PRODUCER McCain campaign.

ON THE SCREEN The spot opens with a frenetic series of images of industry and nature: Smoke stacks and mountains, traffic and streams and, finally, a huge, orange setting sun. It then shows Mr. McCain at a lectern with an image of a newspaper headline — “McCain Climate Views Clash with G.O.P.” — below him and in the background. It then shows images of alternative energy sources — wind turbines, a solar panel — before switching to a shot of Mr. McCain standing on a mountain. Before the commercial ends with the standard candidate approval, it flashes a new slogan against the bright blue sky beside Mr. McCain, “Reform. Prosperity. Peace.”

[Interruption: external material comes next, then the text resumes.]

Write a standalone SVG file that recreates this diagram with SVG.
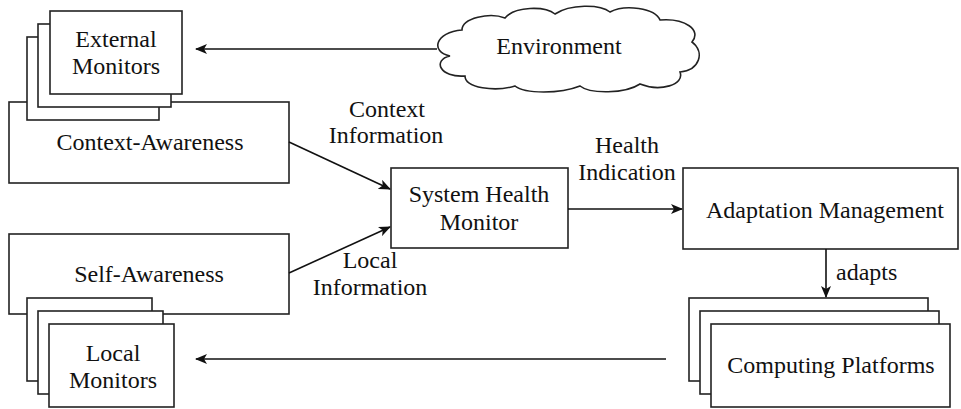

THE SCRIPT A female announcer says, “John McCain stood up to the president and sounded the alarm on global warming five years ago. Today, he has a realistic plan that will curb greenhouse gas emissions. A plan that will help grow our economy and protect our environment. Reform. Prosperity. Peace. John McCain.” Mr. McCain says, “I’m John McCain, and I approve this message.”

ACCURACY In 2003 Mr. McCain joined with Senator Joseph I. Lieberman, then a Connecticut Democrat, to draft a bill requiring industries to cut emissions of carbon dioxide. The White House frowned on the bill, and it did not win Senate approval. Mr. McCain has also joined with Democrats in supporting the idea of a system allowing power plants and other industrial polluters to buy credits from more efficient producers that fall well below limits on emitting heat-trapping gases. But Democrats and some environmentalists have criticized him for missing votes on bills setting stricter fuel standards and for opposing incentives devised to promote energy conservation and the development of energy alternatives, like the wind turbines and solar panels shown in this commercial. (Mr. McCain’s campaign did not respond to requests for comment on those criticisms on Tuesday, but he has generally favored market approaches to foster energy alternatives.)

SCORECARD This spot does a good job promoting a major policy difference between Mr. McCain and President Bush (not to mention most of the rest of his party.) Promoting that rift could certainly help increase Mr. McCain’s appeal to the independent voters over whom he and Senator Barack Obama are expected to fight intensely this fall. But his call this week to lift the federal moratorium on oil and gas exploration and give individual states the right to decide if they wanted to allow drilling off their coasts, which is also being considered by Mr. Bush and is not highlighted in this commercial, may undercut its message. Regardless, the spot, with its “reform, prosperity, peace” tagline, is decidedly more upbeat than Mr. McCain’s last commercial, which was somber in tone and focused on war.